Friday, February 7, 2014

Marvell vs. Capcom (jk MacLeish)


I didn’t think I’d end up liking “To his Coy Mistress.” I read it about three or four times before it really started to sink in. I was particularly surprised that I felt motivated to really take in what each line meant rather than passing it off as mere dribble from a really old poem that probably says a whole lot of nothing. These lines in particular I resonated with: “Thy beauty shall no more be found/Nor, in thy marble vault, shall sound/My echoing song; then worms shall try/That long preserv'd virginity/And your quaint honour turn to dust/And into ashes all my lust.” In other words, after time consumes her, his lady’s beauty will wither, and, as she lies in her coffin, she will no longer be able to hear his song, and all his efforts to seduce her out of her virginity will have been a waste. If we had all of the time in the world, he says, it’d be alright for you to be coy about having sex with me, but unfortunately, he hears “time's winged chariot hurrying near,” so they’d better get on it:

“Now therefore, while the youthful hue/Sits on thy skin like morning dew,/And while thy willing soul transpires/At every pore with instant fires,/Now let us sport us while we may;/And now, like am'rous birds of prey,/Rather at once our time devour,/Than languish in his slow-chapp'd power.”

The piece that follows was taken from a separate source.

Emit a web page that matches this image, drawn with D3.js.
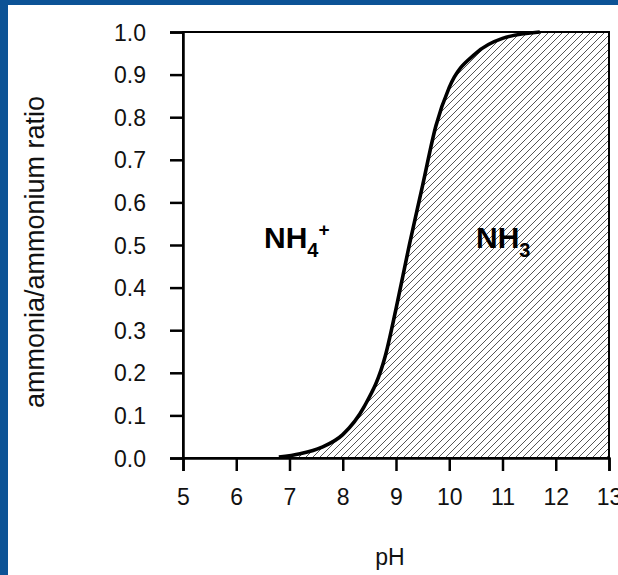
<!DOCTYPE html>
<html><head><meta charset="utf-8">
<script src="https://cdn.jsdelivr.net/npm/d3@7"></script>
<style>html,body{margin:0;padding:0;background:#fff;}svg{display:block;}</style>
</head><body>
<script>
// Data: fraction of ammonia (NH3) vs pH
const phValues    = [5, 6, 6.8, 7.2, 7.6, 8, 8.4, 8.8, 9.0, 9.25, 9.5, 9.75, 10, 10.5, 11, 11.7, 13];
const ratioValues = [0, 0, 0.002, 0.01, 0.025, 0.055, 0.12, 0.24, 0.35, 0.5, 0.64, 0.78, 0.87, 0.95, 0.985, 1.0, 1.0];
const xTicks = [5, 6, 7, 8, 9, 10, 11, 12, 13];
const yTicks = [0, 0.1, 0.2, 0.3, 0.4, 0.5, 0.6, 0.7, 0.8, 0.9, 1.0];
const lineStart = 6.8, lineEnd = 11.7;

const W = 618, H = 575;
const svg = d3.select("body").append("svg").attr("width", W).attr("height", H);
const font = "'Liberation Sans', Arial, sans-serif";

// blue frame
svg.append("rect").attr("x",0).attr("y",0).attr("width",W).attr("height",H).attr("fill","#0c5396");
svg.append("rect").attr("x",8).attr("y",5).attr("width",W-8).attr("height",H-5).attr("fill","#fff");

const x = d3.scaleLinear().domain([5, 13]).range([183, 609]);
const y = d3.scaleLinear().domain([0, 1]).range([458, 32]);

const data = phValues.map((p, i) => ({p, r: ratioValues[i]}));

// hatch pattern
const defs = svg.append("defs");
const pat = defs.append("pattern").attr("id","hatch").attr("patternUnits","userSpaceOnUse")
  .attr("width",7).attr("height",7);
pat.append("path").attr("d","M-1,8 L8,-1 M-1,1 L1,-1 M6,8 L8,6")
  .attr("stroke","#555").attr("stroke-width",1);

const curve = d3.curveMonotoneX;
// hatched area between curve and bottom
svg.append("path").datum(data)
  .attr("d", d3.area().x(d=>x(d.p)).y0(y(0)).y1(d=>y(d.r)).curve(curve))
  .attr("fill","url(#hatch)");

// curve line
svg.append("path").datum(data.filter(d=>d.p>=lineStart && d.p<=lineEnd))
  .attr("d", d3.line().x(d=>x(d.p)).y(d=>y(d.r)).curve(curve))
  .attr("fill","none").attr("stroke","#000").attr("stroke-width",3.6);

// frame
svg.append("rect").attr("x",x(5)).attr("y",y(1)).attr("width",x(13)-x(5)).attr("height",y(0)-y(1))
  .attr("fill","none").attr("stroke","#000").attr("stroke-width",2);

// axes
const xAxis = svg.append("g").attr("transform",`translate(0,${y(0)})`)
  .call(d3.axisBottom(x).tickValues(xTicks).tickSize(13).tickPadding(18).tickFormat(d3.format("d")));
const yAxis = svg.append("g").attr("transform",`translate(${x(5)},0)`)
  .call(d3.axisLeft(y).tickValues(yTicks).tickSize(13).tickPadding(24).tickFormat(d3.format(".1f")));
[xAxis, yAxis].forEach(g => {
  g.select(".domain").attr("stroke","#000").attr("stroke-width",2.5);
  g.selectAll(".tick line").attr("stroke","#000").attr("stroke-width",2.5);
  g.selectAll(".tick text").attr("fill","#111").style("font-family",font).style("font-size","23px");
});
yAxis.selectAll(".tick text").attr("dy","0.35em");

// axis titles
svg.append("text").attr("x",390).attr("y",565).attr("text-anchor","middle")
  .style("font-family",font).style("font-size","23px").attr("fill","#111").text("pH");
svg.append("text").attr("transform","translate(44,252) rotate(-90)").attr("text-anchor","middle")
  .style("font-family",font).style("font-size","27px").attr("fill","#111").text("ammonia/ammonium ratio");

// species labels
const l1 = svg.append("text").attr("x",264).attr("y",248)
  .style("font-family",font).style("font-size","30px").style("font-weight","bold").attr("fill","#000");
l1.append("tspan").text("NH");
l1.append("tspan").attr("dy",9).style("font-size","20px").text("4");
l1.append("tspan").attr("dy",-21).style("font-size","19px").text("+");
const l2 = svg.append("text").attr("x",476).attr("y",248)
  .style("font-family",font).style("font-size","30px").style("font-weight","bold").attr("fill","#000");
l2.append("tspan").text("NH");
l2.append("tspan").attr("dy",9).style("font-size","20px").text("3");
</script>
</body></html>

In other words, let’s not waste any more time and get together.

Archibald MacLeish responds to this with his poem “You, Andrew Marvell.” Very forward title. Essayist Mark Strand writes that this poem was the first he’d ever read that he wished he had written himself. I’m not sure why, because there are several other poems I would prefer I had written myself over this one. Regardless, “You, Andrew Marvell” is a very lulling poem. As night slowly falls upon more and more places on earth by the hour, I get a little sleepy, and imagine everything silent as the sun slowly descends upon the hills of Arabia, or as the bustle at a Sicilian harbor fizzles down and all that remains is the setting sun steadily approaching mutedly lapping waters…I want to take a nap. Strand is right, however, when he points out there is much more to extract from this poem than the imagery of night steadily falling around the world (although the image alone makes the poem quite soothing.) One could see this poem as describing the cyclical nature of the universe. What is born will die, and from what is gone there will be birth still. One can read this poem and visualize the sun sweeping across the earth day after day for centuries; as time goes by, one civilization will fall, and  day by day the sun will shine on a slowly budding new civilization to stand in its place. Such is the nature of life itself. From the moment a person is born, there will be “the always coming on/the always rising of the night.” We are dying. We are always dying. To the darkness we came out of, we will return. This is the one rule of life. The shadow of death is ubiquitous, and it steadily consumes all people of the world; be you in the East or the West, be you in the mountains of Asia or the flatlands of the desert, it is all the same. The sun will come to bring light for a while, and then the sun will go. This happens in all places. MacLeish does not mourn this cyclical nature of life nor that of the universe itself. He merely ends it with an ellipses, signifying that he calmly awaits its inevitable continuation. After all, what is there to do? If you accept something freely, then you must too accept its accompanying conditions. It is no different with human life itself.

Marvell, however, feels a sense of urgency. He does not seem to accept this cycle. MacLeish’s poem is titled the way it is, then, for a specific reason: to say something directly to Marvell that MacLeish thinks he ought to know. MacLeish acknowledges that death or the end of things does creep up unexpectedly—“secretly,” he says, with the connotation that this cycle does indeed have little concern with the happiness or the livelihood of human beings—but he does seem to want to express to Marvell that because it is inevitable, it must be accepted calmly, and there is no need for a grudge against it. What MacLeish doesn’t address is Marvell’s insistence on seizing the day, which implies that although he accepts it, he was primarily interested in addressing Marvell’s attitude about it.

This was long as hell but I don’t regret it.

1 comment:

  1. I was just thinking how deeply involved in your analysis you delved. I should hope you wouldn't regret it. What a gift your words are to us, your readers!